The school year isn't over yet, and technically it isn't even summer. But as temps soared into the 90s Thursday, the New York Public Library launched its annual summer reading program. And for the first time, the library will let students count Internet reading along with books in their summer diaries.
Jack Martin, assistant director of public programs for children, teens and families for the New York Public Library, says that's because the nature of reading has changed.
"Reading can mean reading online, reading can mean reading a newspaper, reading can mean reading a book," he explained at a celebration outside the Seward Park library branch in Chinatown featuring a student band, a clown and the library system's mascot, the lion Fortitude.
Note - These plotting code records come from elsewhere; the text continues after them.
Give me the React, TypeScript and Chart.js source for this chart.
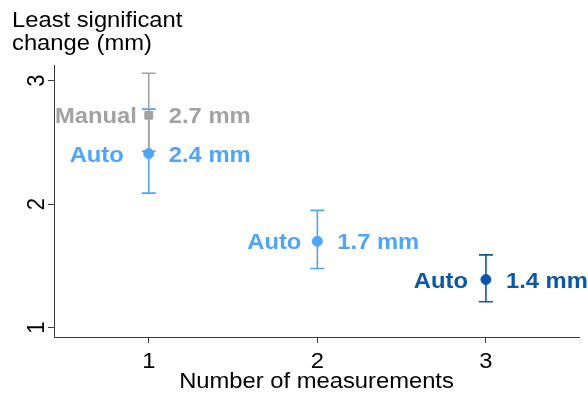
import React, { useEffect, useRef } from "react";
import { Chart, registerables } from "chart.js";

Chart.register(...registerables);

// ---- data ----
const xTicks = [1, 2, 3];
const yTicks = [1, 2, 3];

const autoX = [1, 2, 3];
const autoMean = [2.41, 1.70, 1.39];
const autoLow = [2.09, 1.48, 1.21];
const autoHigh = [2.77, 1.95, 1.59];
const autoValueLabels = ["2.4 mm", "1.7 mm", "1.4 mm"];

const manualX = [1];
const manualMean = [2.72];
const manualLow = [2.43];
const manualHigh = [3.06];
const manualValueLabels = ["2.7 mm"];

const yTitleLines = ["Least significant", "change (mm)"];
const xTitle = "Number of measurements";

// ---- style ----
const GREY = "#a2a2a2";
const LIGHT = "#4ea6fb";
const DARK = "#0b56a6";
const autoColors = [LIGHT, LIGHT, DARK];
const autoLeftGap = [25, 16, 18];
const manualLeftGap = [12];
const FONT = "'Liberation Sans', Arial, sans-serif";
const SX = 1.08;

function stretchedText(ctx: CanvasRenderingContext2D, text: string, x: number, y: number, align: CanvasTextAlign, font: string, color: string) {
  ctx.save();
  ctx.font = font;
  ctx.fillStyle = color;
  ctx.textBaseline = "alphabetic";
  ctx.translate(x, y);
  ctx.scale(SX, 1);
  ctx.textAlign = align;
  ctx.fillText(text, 0, 0);
  ctx.restore();
}

const overlayPlugin = {
  id: "overlay",
  beforeDatasetsDraw(chart: any) {
    const ctx: CanvasRenderingContext2D = chart.ctx;
    const xs = chart.scales.x;
    const ys = chart.scales.y;
    const bar = (x: number, lo: number, hi: number, color: string) => {
      const px = xs.getPixelForValue(x);
      const pl = ys.getPixelForValue(lo);
      const ph = ys.getPixelForValue(hi);
      ctx.save();
      ctx.strokeStyle = color;
      ctx.lineWidth = 1.6;
      ctx.beginPath();
      ctx.moveTo(px, pl);
      ctx.lineTo(px, ph);
      ctx.moveTo(px - 7, pl);
      ctx.lineTo(px + 7, pl);
      ctx.moveTo(px - 7, ph);
      ctx.lineTo(px + 7, ph);
      ctx.stroke();
      ctx.restore();
    };
    autoX.forEach((x, i) => bar(x, autoLow[i], autoHigh[i], autoColors[i]));
    manualX.forEach((x, i) => bar(x, manualLow[i], manualHigh[i], GREY));
  },
  afterDraw(chart: any) {
    const ctx: CanvasRenderingContext2D = chart.ctx;
    const xs = chart.scales.x;
    const ys = chart.scales.y;
    const ca = chart.chartArea;
    const reg = `22px ${FONT}`;
    const bold = `bold 22px ${FONT}`;

    // title
    stretchedText(ctx, yTitleLines[0], 12, 27, "left", reg, "#000");
    stretchedText(ctx, yTitleLines[1], 12, 50, "left", reg, "#000");

    // y tick labels (rotated)
    yTicks.forEach((v) => {
      const py = ys.getPixelForValue(v);
      ctx.save();
      ctx.font = reg;
      ctx.fillStyle = "#000";
      ctx.translate(44, py);
      ctx.scale(SX, 1);
      ctx.rotate(-Math.PI / 2);
      ctx.textAlign = "center";
      ctx.textBaseline = "alphabetic";
      ctx.fillText(String(v), 0, 0);
      ctx.restore();
    });

    // x tick labels
    xTicks.forEach((v) => {
      const px = xs.getPixelForValue(v);
      stretchedText(ctx, String(v), px, 368, "center", reg, "#000");
    });

    // x title
    stretchedText(ctx, xTitle, (ca.left + ca.right) / 2, 388, "center", reg, "#000");

    // point labels
    const lab = (x: number, y: number, left: string, gap: number, right: string, color: string) => {
      const px = xs.getPixelForValue(x);
      const py = ys.getPixelForValue(y) + 8;
      stretchedText(ctx, left, px - gap, py, "right", bold, color);
      stretchedText(ctx, right, px + 20, py, "left", bold, color);
    };
    autoX.forEach((x, i) => lab(x, autoMean[i], "Auto", autoLeftGap[i], autoValueLabels[i], autoColors[i]));
    manualX.forEach((x, i) => lab(x, manualMean[i], "Manual", manualLeftGap[i], manualValueLabels[i], GREY));
  },
};

export default function App() {
  const ref = useRef<HTMLCanvasElement>(null);
  useEffect(() => {
    if (!ref.current) return;
    const axisColor = "#3a3a3a";
    const chart = new Chart(ref.current, {
      type: "scatter",
      data: {
        datasets: [
          {
            label: "Auto",
            data: autoX.map((x, i) => ({ x, y: autoMean[i] })),
            pointBackgroundColor: autoColors,
            pointBorderColor: autoColors,
            pointRadius: 5,
            pointStyle: "circle",
          },
          {
            label: "Manual",
            data: manualX.map((x, i) => ({ x, y: manualMean[i] })),
            pointBackgroundColor: GREY,
            pointBorderColor: GREY,
            pointRadius: 5.5,
            pointStyle: "rect",
          },
        ],
      },
      options: {
        responsive: false,
        animation: false,
        layout: { padding: { top: 65, right: 9, left: 0, bottom: 0 } },
        plugins: { legend: { display: false }, tooltip: { enabled: false } },
        scales: {
          x: {
            type: "linear",
            min: 0.438,
            max: 3.552,
            afterBuildTicks: (s: any) => {
              s.ticks = xTicks.map((v) => ({ value: v }));
            },
            afterFit: (s: any) => {
              s.height = 56;
            },
            ticks: { display: false },
            grid: { display: true, drawOnChartArea: false, drawTicks: true, tickLength: 6, color: axisColor, lineWidth: 1 },
            border: { display: true, color: axisColor, width: 1 },
          },
          y: {
            type: "linear",
            min: 0.925,
            max: 3.127,
            afterBuildTicks: (s: any) => {
              s.ticks = yTicks.map((v) => ({ value: v }));
            },
            afterFit: (s: any) => {
              s.width = 54;
            },
            ticks: { display: false },
            grid: { display: true, drawOnChartArea: false, drawTicks: true, tickLength: 6, color: axisColor, lineWidth: 1 },
            border: { display: true, color: axisColor, width: 1 },
          },
        },
      },
      plugins: [overlayPlugin],
    });
    return () => chart.destroy();
  }, []);
  return (
    <div style={{ position: "absolute", left: 0, top: 0, width: 588, height: 393, background: "#fff" }}>
      <canvas ref={ref} width={588} height={393} style={{ display: "block" }} />
    </div>
  );
}
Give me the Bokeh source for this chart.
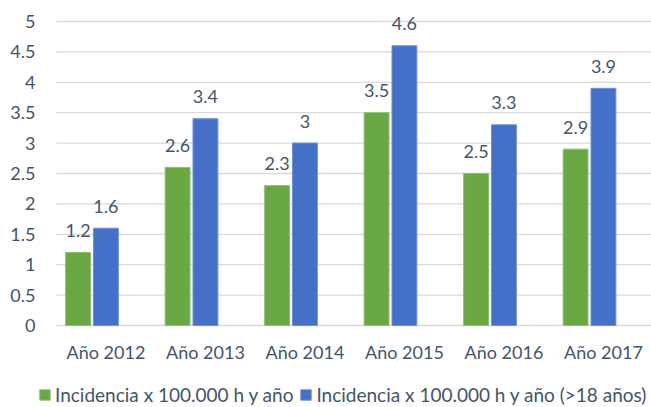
from bokeh.plotting import figure
from bokeh.models import ColumnDataSource, Legend, LegendItem, LabelSet, Range1d
from bokeh.core.properties import value
from bokeh.embed import file_html
from bokeh.resources import INLINE

categories = ["Año 2012", "Año 2013", "Año 2014", "Año 2015", "Año 2016", "Año 2017"]
incidencia = [1.2, 2.6, 2.3, 3.5, 2.5, 2.9]
incidencia_18 = [1.6, 3.4, 3.0, 4.6, 3.3, 3.9]
series_names = ["Incidencia x 100.000 h y año", "Incidencia x 100.000 h y año (>18 años)"]
y_ticks = [0, 0.5, 1, 1.5, 2, 2.5, 3, 3.5, 4, 4.5, 5]
y_tick_labels = ["0", "0.5", "1", "1.5", "2", "2.5", "3", "3.5", "4", "4.5", "5"]

FONT = "Lato"
TXT = "#44546A"
GRID = "#d9d9d9"
GREEN = "#69a842"
BLUE = "#4470c8"
GREEN_EDGE = "#8cc06c"
BLUE_EDGE = "#6f8fd6"
BAR_W = 0.25
DODGE = 0.14
LABEL_SHIFT = 0.14

# plot area geometry (data units)
X_START, X_END = -0.9196, 5.623
GRID_LEFT = -0.3568
Y_START, Y_END = -1.349, 5.345


def fmt(v):
    return "%g" % v


idx = list(range(len(categories)))
src = ColumnDataSource(dict(
    xg=[i - DODGE for i in idx],
    xb=[i + DODGE for i in idx],
    g=incidencia,
    b=incidencia_18,
    gl=[fmt(v) for v in incidencia],
    bl=[fmt(v) for v in incidencia_18],
))
cat_src = ColumnDataSource(dict(x=[i + LABEL_SHIFT for i in idx],
                                y=[0] * len(idx), t=categories))
tick_src = ColumnDataSource(dict(x0=[GRID_LEFT] * len(y_ticks),
                                 x1=[X_END] * len(y_ticks),
                                 y=y_ticks, t=y_tick_labels))

p = figure(width=651, height=407,
           x_range=Range1d(X_START, X_END), y_range=Range1d(Y_START, Y_END),
           output_backend="svg", toolbar_location=None,
           x_axis_location=None, y_axis_location=None, min_border=0)
p.outline_line_color = None
p.grid.visible = False

# gridlines (value axis)
p.segment(x0="x0", y0="y", x1="x1", y1="y", source=tick_src,
          line_color=GRID, line_width=1.3)

rg = p.vbar(x="xg", top="g", bottom=0, width=BAR_W, source=src,
            fill_color=GREEN, line_color=GREEN_EDGE, line_width=1)
rb = p.vbar(x="xb", top="b", bottom=0, width=BAR_W, source=src,
            fill_color=BLUE, line_color=BLUE_EDGE, line_width=1)

text_style = dict(text_font=value(FONT), text_font_size=value("18px"),
                  text_color=value(TXT))

# value labels
for col, ycol, lab in (("xg", "g", "gl"), ("xb", "b", "bl")):
    p.add_layout(LabelSet(x=col, y=ycol, text=lab, source=src, y_offset=22,
                          text_align="center", text_baseline="middle",
                          **text_style))

# value-axis tick labels
p.add_layout(LabelSet(x="x0", y="y", text="t", source=tick_src, x_offset=-21,
                      text_align="right", text_baseline="middle",
                      **text_style))

# category-axis labels
p.add_layout(LabelSet(x="x", y="y", text="t", source=cat_src, y_offset=-27,
                      text_align="center", text_baseline="middle",
                      **text_style))

legend = Legend(items=[LegendItem(label=series_names[0], renderers=[rg]),
                       LegendItem(label=series_names[1], renderers=[rb])],
                orientation="horizontal", location=(38, 1),
                glyph_width=13, glyph_height=13, label_standoff=4, spacing=6,
                padding=0, margin=0, border_line_color=None,
                background_fill_alpha=0,
                label_text_font=FONT, label_text_font_size="19px",
                label_text_color=TXT)
p.add_layout(legend, "center")

open("out.html", "w").write(file_html(p, INLINE))
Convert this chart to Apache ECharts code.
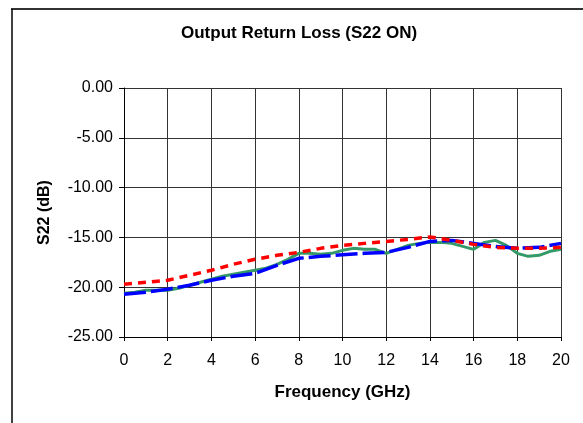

"We've actually revamped our website to capture all those different kinds of activities. So kids can record the actual books that they read during the summer if they read books. But they can also log the amount of time that they read."
Fifteen year-old Brittany Lopez of the Bronx was last year's summer reading champ. She read 325 books last summer, more than any other kid in the library program. "I read them anywhere I went, home, library park, anywhere," said the ninth grader at Morris Academy for Collaborative Studies in the Bronx. "I have no idea what got into me. I wanted to see how far I could go."
The library's goal is to sign up 100,000 students this summer. Seventy-five thousand students participated last year.
The event in Chinatown was to support summer reading. But volunteers also passed out petitions against the mayor's plan to cut $40 million in library funding out of the next fiscal year's budget.